EXERCISE TASK: Repeat all of the material below exactly as written, images excluded.
━━━━━ GIVEN DATA
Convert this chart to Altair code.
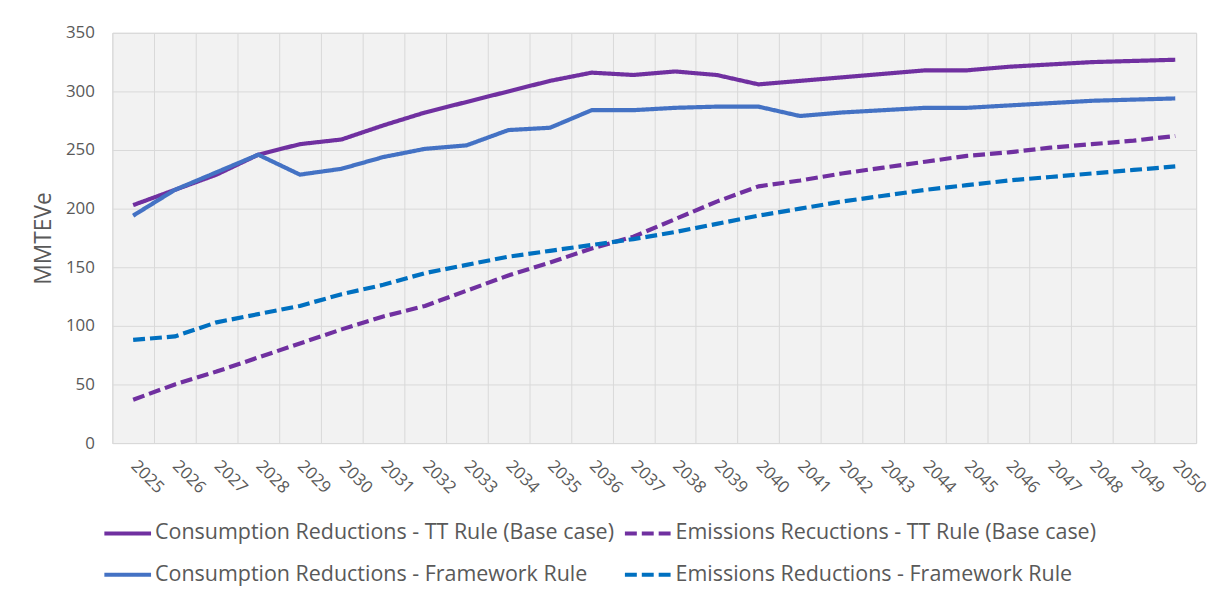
import altair as alt
import pandas as pd

years = [str(y) for y in range(2025, 2051)]

series_names = [
    "Consumption Reductions - TT Rule (Base case)",
    "Emissions Recuctions - TT Rule (Base case)",
    "Consumption Reductions - Framework Rule",
    "Emissions Reductions - Framework Rule",
]

cons_tt = [203, 216, 229, 246, 255, 259, 271, 282, 291, 300, 309, 316, 314,
           317, 314, 306, 309, 312, 315, 318, 318, 321, 323, 325, 326, 327]
em_tt = [37, 50, 61, 73, 85, 97, 108, 117, 130, 143, 154, 166, 176,
         191, 206, 219, 224, 230, 235, 240, 245, 248, 252, 255, 258, 262]
cons_fw = [194, 216, 231, 246, 229, 234, 244, 251, 254, 267, 269, 284, 284,
           286, 287, 287, 279, 282, 284, 286, 286, 288, 290, 292, 293, 294]
em_fw = [88, 91, 103, 110, 117, 127, 135, 145, 152, 159, 164, 169, 174,
         180, 187, 194, 200, 206, 211, 216, 220, 224, 227, 230, 233, 236]

# legend lays out column by column: order so that rows read TT / Framework
legend_order = [series_names[0], series_names[2], series_names[1], series_names[3]]
colors = ["#7030A0", "#4472C4", "#7030A0", "#0070C0"]
dashes = [[1, 0], [1, 0], [12, 5], [12, 5]]

rows = []
for name, vals in zip(series_names, [cons_tt, em_tt, cons_fw, em_fw]):
    for y, v in zip(years, vals):
        rows.append({"Year": y, "Value": v, "Series": name})
df = pd.DataFrame(rows)

FONT = "Open Sans"
TXT = "#595959"
GRID = "#D9D9D9"

chart = alt.Chart(df).mark_line(strokeWidth=4.2, strokeJoin="round").encode(
    x=alt.X("Year:O", bandPosition=0.5,
            scale=alt.Scale(type="band", paddingInner=0, paddingOuter=0, domain=years),
            axis=alt.Axis(title=None, labelAngle=45, labelBaseline="middle",
                          tickBand="extent", grid=True,
                          gridColor=GRID, gridWidth=1, ticks=False, tickSize=0,
                          domainColor=GRID, labelPadding=20,
                          labelFont=FONT, labelFontSize=17, labelColor=TXT)),
    y=alt.Y("Value:Q",
            scale=alt.Scale(domain=[0, 350], nice=False),
            axis=alt.Axis(title="MMTEVe", values=list(range(0, 351, 50)), grid=True,
                          gridColor=GRID, gridWidth=1, ticks=False, tickSize=0,
                          domain=False, labelPadding=18,
                          labelFont=FONT, labelFontSize=17, labelColor=TXT,
                          titleFont=FONT, titleFontSize=23, titleColor=TXT,
                          titleFontWeight="normal", titlePadding=10)),
    color=alt.Color("Series:N",
                    scale=alt.Scale(domain=legend_order, range=colors),
                    sort=legend_order,
                    legend=alt.Legend(title=None, orient="none", legendX=-10, legendY=478,
                                      columns=2, columnPadding=2, rowPadding=5,
                                      symbolType="stroke", symbolSize=2209,
                                      symbolStrokeWidth=4, labelOffset=2,
                                      labelFont=FONT, labelFontSize=21.6, labelColor=TXT,
                                      labelLimit=600)),
    strokeDash=alt.StrokeDash("Series:N",
                              scale=alt.Scale(domain=legend_order, range=dashes),
                              sort=legend_order),
).properties(
    width=1091, height=413,
    autosize=alt.AutoSizeParams(type="none"),
    padding={"left": 105, "top": 23, "right": 17, "bottom": 155},
    background="white",
).configure_view(fill="#F2F2F2", stroke=GRID, strokeWidth=1)

chart.save("out.html", embed_options={"renderer": "svg", "actions": False})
━━━━━━━━━━
FULL SOLUTION:
Convert this chart to Altair code.
import altair as alt
import pandas as pd

years = [str(y) for y in range(2025, 2051)]

series_names = [
    "Consumption Reductions - TT Rule (Base case)",
    "Emissions Recuctions - TT Rule (Base case)",
    "Consumption Reductions - Framework Rule",
    "Emissions Reductions - Framework Rule",
]

cons_tt = [203, 216, 229, 246, 255, 259, 271, 282, 291, 300, 309, 316, 314,
           317, 314, 306, 309, 312, 315, 318, 318, 321, 323, 325, 326, 327]
em_tt = [37, 50, 61, 73, 85, 97, 108, 117, 130, 143, 154, 166, 176,
         191, 206, 219, 224, 230, 235, 240, 245, 248, 252, 255, 258, 262]
cons_fw = [194, 216, 231, 246, 229, 234, 244, 251, 254, 267, 269, 284, 284,
           286, 287, 287, 279, 282, 284, 286, 286, 288, 290, 292, 293, 294]
em_fw = [88, 91, 103, 110, 117, 127, 135, 145, 152, 159, 164, 169, 174,
         180, 187, 194, 200, 206, 211, 216, 220, 224, 227, 230, 233, 236]

# legend lays out column by column: order so that rows read TT / Framework
legend_order = [series_names[0], series_names[2], series_names[1], series_names[3]]
colors = ["#7030A0", "#4472C4", "#7030A0", "#0070C0"]
dashes = [[1, 0], [1, 0], [12, 5], [12, 5]]

rows = []
for name, vals in zip(series_names, [cons_tt, em_tt, cons_fw, em_fw]):
    for y, v in zip(years, vals):
        rows.append({"Year": y, "Value": v, "Series": name})
df = pd.DataFrame(rows)

FONT = "Open Sans"
TXT = "#595959"
GRID = "#D9D9D9"

chart = alt.Chart(df).mark_line(strokeWidth=4.2, strokeJoin="round").encode(
    x=alt.X("Year:O", bandPosition=0.5,
            scale=alt.Scale(type="band", paddingInner=0, paddingOuter=0, domain=years),
            axis=alt.Axis(title=None, labelAngle=45, labelBaseline="middle",
                          tickBand="extent", grid=True,
                          gridColor=GRID, gridWidth=1, ticks=False, tickSize=0,
                          domainColor=GRID, labelPadding=20,
                          labelFont=FONT, labelFontSize=17, labelColor=TXT)),
    y=alt.Y("Value:Q",
            scale=alt.Scale(domain=[0, 350], nice=False),
            axis=alt.Axis(title="MMTEVe", values=list(range(0, 351, 50)), grid=True,
                          gridColor=GRID, gridWidth=1, ticks=False, tickSize=0,
                          domain=False, labelPadding=18,
                          labelFont=FONT, labelFontSize=17, labelColor=TXT,
                          titleFont=FONT, titleFontSize=23, titleColor=TXT,
                          titleFontWeight="normal", titlePadding=10)),
    color=alt.Color("Series:N",
                    scale=alt.Scale(domain=legend_order, range=colors),
                    sort=legend_order,
                    legend=alt.Legend(title=None, orient="none", legendX=-10, legendY=478,
                                      columns=2, columnPadding=2, rowPadding=5,
                                      symbolType="stroke", symbolSize=2209,
                                      symbolStrokeWidth=4, labelOffset=2,
                                      labelFont=FONT, labelFontSize=21.6, labelColor=TXT,
                                      labelLimit=600)),
    strokeDash=alt.StrokeDash("Series:N",
                              scale=alt.Scale(domain=legend_order, range=dashes),
                              sort=legend_order),
).properties(
    width=1091, height=413,
    autosize=alt.AutoSizeParams(type="none"),
    padding={"left": 105, "top": 23, "right": 17, "bottom": 155},
    background="white",
).configure_view(fill="#F2F2F2", stroke=GRID, strokeWidth=1)

chart.save("out.html", embed_options={"renderer": "svg", "actions": False})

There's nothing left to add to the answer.